> Task goal
Your copy of the material below should match it exactly, except that it holds no pictures.

=== Source data ===

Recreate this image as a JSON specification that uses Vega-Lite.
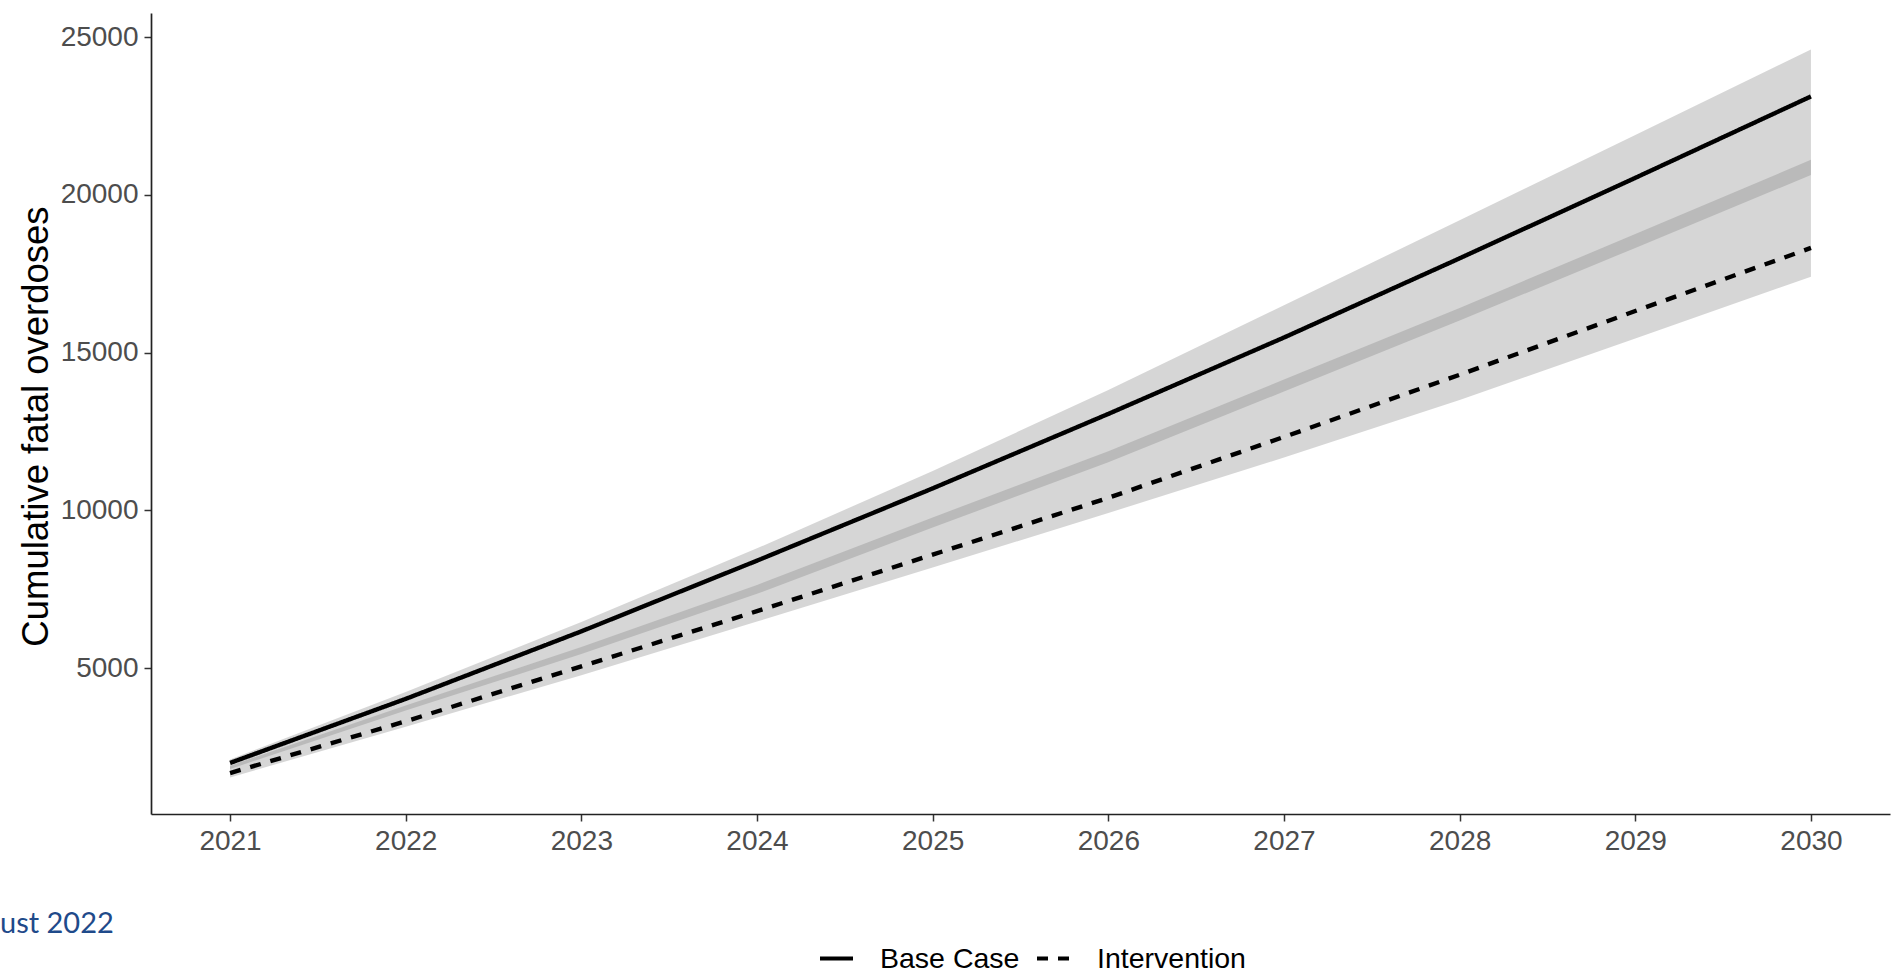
{
  "$schema": "https://vega.github.io/schema/vega-lite/v6.json",
  "width": 1739,
  "height": 801,
  "autosize": {"type": "none"},
  "padding": {"left": 151, "top": 13, "right": 6, "bottom": 166},
  "background": "white",
  "title": {
    "text": "ust 2022",
    "orient": "bottom",
    "anchor": "start",
    "frame": "group",
    "font": "Lato",
    "fontSize": 29,
    "fontWeight": "normal",
    "color": "#1f4a8a",
    "baseline": "alphabetic",
    "offset": 0,
    "dx": -151,
    "dy": -40
  },
  "data": {
    "values": [
      {"year": 2021, "scenario": "Base Case", "value": 2000, "lower": 1810, "upper": 2110},
      {"year": 2022, "scenario": "Base Case", "value": 4030, "lower": 3660, "upper": 4250},
      {"year": 2023, "scenario": "Base Case", "value": 6170, "lower": 5450, "upper": 6470},
      {"year": 2024, "scenario": "Base Case", "value": 8410, "lower": 7360, "upper": 8800},
      {"year": 2025, "scenario": "Base Case", "value": 10700, "lower": 9460, "upper": 11250},
      {"year": 2026, "scenario": "Base Case", "value": 13060, "lower": 11525, "upper": 13820},
      {"year": 2027, "scenario": "Base Case", "value": 15480, "lower": 13770, "upper": 16500},
      {"year": 2028, "scenario": "Base Case", "value": 17990, "lower": 16020, "upper": 19200},
      {"year": 2029, "scenario": "Base Case", "value": 20540, "lower": 18320, "upper": 21900},
      {"year": 2030, "scenario": "Base Case", "value": 23120, "lower": 20630, "upper": 24610},
      {"year": 2021, "scenario": "Intervention", "value": 1680, "lower": 1540, "upper": 1910},
      {"year": 2022, "scenario": "Intervention", "value": 3320, "lower": 3150, "upper": 3820},
      {"year": 2023, "scenario": "Intervention", "value": 5060, "lower": 4780, "upper": 5670},
      {"year": 2024, "scenario": "Intervention", "value": 6810, "lower": 6480, "upper": 7640},
      {"year": 2025, "scenario": "Intervention", "value": 8600, "lower": 8190, "upper": 9780},
      {"year": 2026, "scenario": "Intervention", "value": 10400, "lower": 9920, "upper": 11875},
      {"year": 2027, "scenario": "Intervention", "value": 12330, "lower": 11680, "upper": 14150},
      {"year": 2028, "scenario": "Intervention", "value": 14300, "lower": 13500, "upper": 16420},
      {"year": 2029, "scenario": "Intervention", "value": 16320, "lower": 15450, "upper": 18760},
      {"year": 2030, "scenario": "Intervention", "value": 18320, "lower": 17410, "upper": 21110}
    ]
  },
  "encoding": {
    "x": {
      "field": "year",
      "type": "quantitative",
      "scale": {"domain": [2020.55, 2030.45], "nice": false, "zero": false},
      "axis": {
        "title": null,
        "values": [2021, 2022, 2023, 2024, 2025, 2026, 2027, 2028, 2029, 2030],
        "format": "d",
        "grid": false,
        "labelPadding": 6
      }
    }
  },
  "layer": [
    {
      "mark": {"type": "area", "color": "#808080", "opacity": 0.32},
      "encoding": {
        "y": {"field": "lower", "type": "quantitative"},
        "y2": {"field": "upper"},
        "detail": {"field": "scenario", "type": "nominal"}
      }
    },
    {
      "mark": {"type": "line", "color": "black", "strokeWidth": 4.4},
      "encoding": {
        "y": {
          "field": "value",
          "type": "quantitative",
          "scale": {"domain": [382, 25764], "nice": false, "zero": false},
          "axis": {
            "title": "Cumulative fatal overdoses",
            "values": [5000, 10000, 15000, 20000, 25000],
            "format": "d",
            "grid": false,
            "labelPadding": 6,
            "titleAngle": 270,
            "titleBaseline": "alphabetic",
            "titleAlign": "center",
            "titleX": -104,
            "titleY": 413
          }
        },
        "strokeDash": {
          "field": "scenario",
          "type": "nominal",
          "scale": {"domain": ["Base Case", "Intervention"], "range": [[1, 0], [11, 10]]},
          "legend": {
            "title": null,
            "orient": "none",
            "direction": "horizontal",
            "legendX": 667,
            "legendY": 927
          }
        }
      }
    }
  ],
  "config": {
    "view": {"stroke": null},
    "axis": {
      "domainColor": "#222222",
      "domainWidth": 1.7,
      "tickColor": "#333333",
      "tickWidth": 1.5,
      "tickSize": 7,
      "labelFont": "Liberation Sans",
      "labelFontSize": 28,
      "labelColor": "#4d4d4d",
      "titleFont": "Liberation Sans",
      "titleFontSize": 36.5,
      "titleFontWeight": "normal",
      "titleColor": "black"
    },
    "legend": {
      "labelFont": "Liberation Sans",
      "labelFontSize": 28.5,
      "labelColor": "black",
      "symbolType": "stroke",
      "symbolSize": 1089,
      "symbolStrokeWidth": 4,
      "symbolStrokeColor": "black",
      "labelOffset": 25,
      "columnPadding": 9,
      "padding": 0
    }
  }
}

===

> Response below
Recreate this image as a JSON specification that uses Vega-Lite.
{
  "$schema": "https://vega.github.io/schema/vega-lite/v6.json",
  "width": 1739,
  "height": 801,
  "autosize": {"type": "none"},
  "padding": {"left": 151, "top": 13, "right": 6, "bottom": 166},
  "background": "white",
  "title": {
    "text": "ust 2022",
    "orient": "bottom",
    "anchor": "start",
    "frame": "group",
    "font": "Lato",
    "fontSize": 29,
    "fontWeight": "normal",
    "color": "#1f4a8a",
    "baseline": "alphabetic",
    "offset": 0,
    "dx": -151,
    "dy": -40
  },
  "data": {
    "values": [
      {"year": 2021, "scenario": "Base Case", "value": 2000, "lower": 1810, "upper": 2110},
      {"year": 2022, "scenario": "Base Case", "value": 4030, "lower": 3660, "upper": 4250},
      {"year": 2023, "scenario": "Base Case", "value": 6170, "lower": 5450, "upper": 6470},
      {"year": 2024, "scenario": "Base Case", "value": 8410, "lower": 7360, "upper": 8800},
      {"year": 2025, "scenario": "Base Case", "value": 10700, "lower": 9460, "upper": 11250},
      {"year": 2026, "scenario": "Base Case", "value": 13060, "lower": 11525, "upper": 13820},
      {"year": 2027, "scenario": "Base Case", "value": 15480, "lower": 13770, "upper": 16500},
      {"year": 2028, "scenario": "Base Case", "value": 17990, "lower": 16020, "upper": 19200},
      {"year": 2029, "scenario": "Base Case", "value": 20540, "lower": 18320, "upper": 21900},
      {"year": 2030, "scenario": "Base Case", "value": 23120, "lower": 20630, "upper": 24610},
      {"year": 2021, "scenario": "Intervention", "value": 1680, "lower": 1540, "upper": 1910},
      {"year": 2022, "scenario": "Intervention", "value": 3320, "lower": 3150, "upper": 3820},
      {"year": 2023, "scenario": "Intervention", "value": 5060, "lower": 4780, "upper": 5670},
      {"year": 2024, "scenario": "Intervention", "value": 6810, "lower": 6480, "upper": 7640},
      {"year": 2025, "scenario": "Intervention", "value": 8600, "lower": 8190, "upper": 9780},
      {"year": 2026, "scenario": "Intervention", "value": 10400, "lower": 9920, "upper": 11875},
      {"year": 2027, "scenario": "Intervention", "value": 12330, "lower": 11680, "upper": 14150},
      {"year": 2028, "scenario": "Intervention", "value": 14300, "lower": 13500, "upper": 16420},
      {"year": 2029, "scenario": "Intervention", "value": 16320, "lower": 15450, "upper": 18760},
      {"year": 2030, "scenario": "Intervention", "value": 18320, "lower": 17410, "upper": 21110}
    ]
  },
  "encoding": {
    "x": {
      "field": "year",
      "type": "quantitative",
      "scale": {"domain": [2020.55, 2030.45], "nice": false, "zero": false},
      "axis": {
        "title": null,
        "values": [2021, 2022, 2023, 2024, 2025, 2026, 2027, 2028, 2029, 2030],
        "format": "d",
        "grid": false,
        "labelPadding": 6
      }
    }
  },
  "layer": [
    {
      "mark": {"type": "area", "color": "#808080", "opacity": 0.32},
      "encoding": {
        "y": {"field": "lower", "type": "quantitative"},
        "y2": {"field": "upper"},
        "detail": {"field": "scenario", "type": "nominal"}
      }
    },
    {
      "mark": {"type": "line", "color": "black", "strokeWidth": 4.4},
      "encoding": {
        "y": {
          "field": "value",
          "type": "quantitative",
          "scale": {"domain": [382, 25764], "nice": false, "zero": false},
          "axis": {
            "title": "Cumulative fatal overdoses",
            "values": [5000, 10000, 15000, 20000, 25000],
            "format": "d",
            "grid": false,
            "labelPadding": 6,
            "titleAngle": 270,
            "titleBaseline": "alphabetic",
            "titleAlign": "center",
            "titleX": -104,
            "titleY": 413
          }
        },
        "strokeDash": {
          "field": "scenario",
          "type": "nominal",
          "scale": {"domain": ["Base Case", "Intervention"], "range": [[1, 0], [11, 10]]},
          "legend": {
            "title": null,
            "orient": "none",
            "direction": "horizontal",
            "legendX": 667,
            "legendY": 927
          }
        }
      }
    }
  ],
  "config": {
    "view": {"stroke": null},
    "axis": {
      "domainColor": "#222222",
      "domainWidth": 1.7,
      "tickColor": "#333333",
      "tickWidth": 1.5,
      "tickSize": 7,
      "labelFont": "Liberation Sans",
      "labelFontSize": 28,
      "labelColor": "#4d4d4d",
      "titleFont": "Liberation Sans",
      "titleFontSize": 36.5,
      "titleFontWeight": "normal",
      "titleColor": "black"
    },
    "legend": {
      "labelFont": "Liberation Sans",
      "labelFontSize": 28.5,
      "labelColor": "black",
      "symbolType": "stroke",
      "symbolSize": 1089,
      "symbolStrokeWidth": 4,
      "symbolStrokeColor": "black",
      "labelOffset": 25,
      "columnPadding": 9,
      "padding": 0
    }
  }
}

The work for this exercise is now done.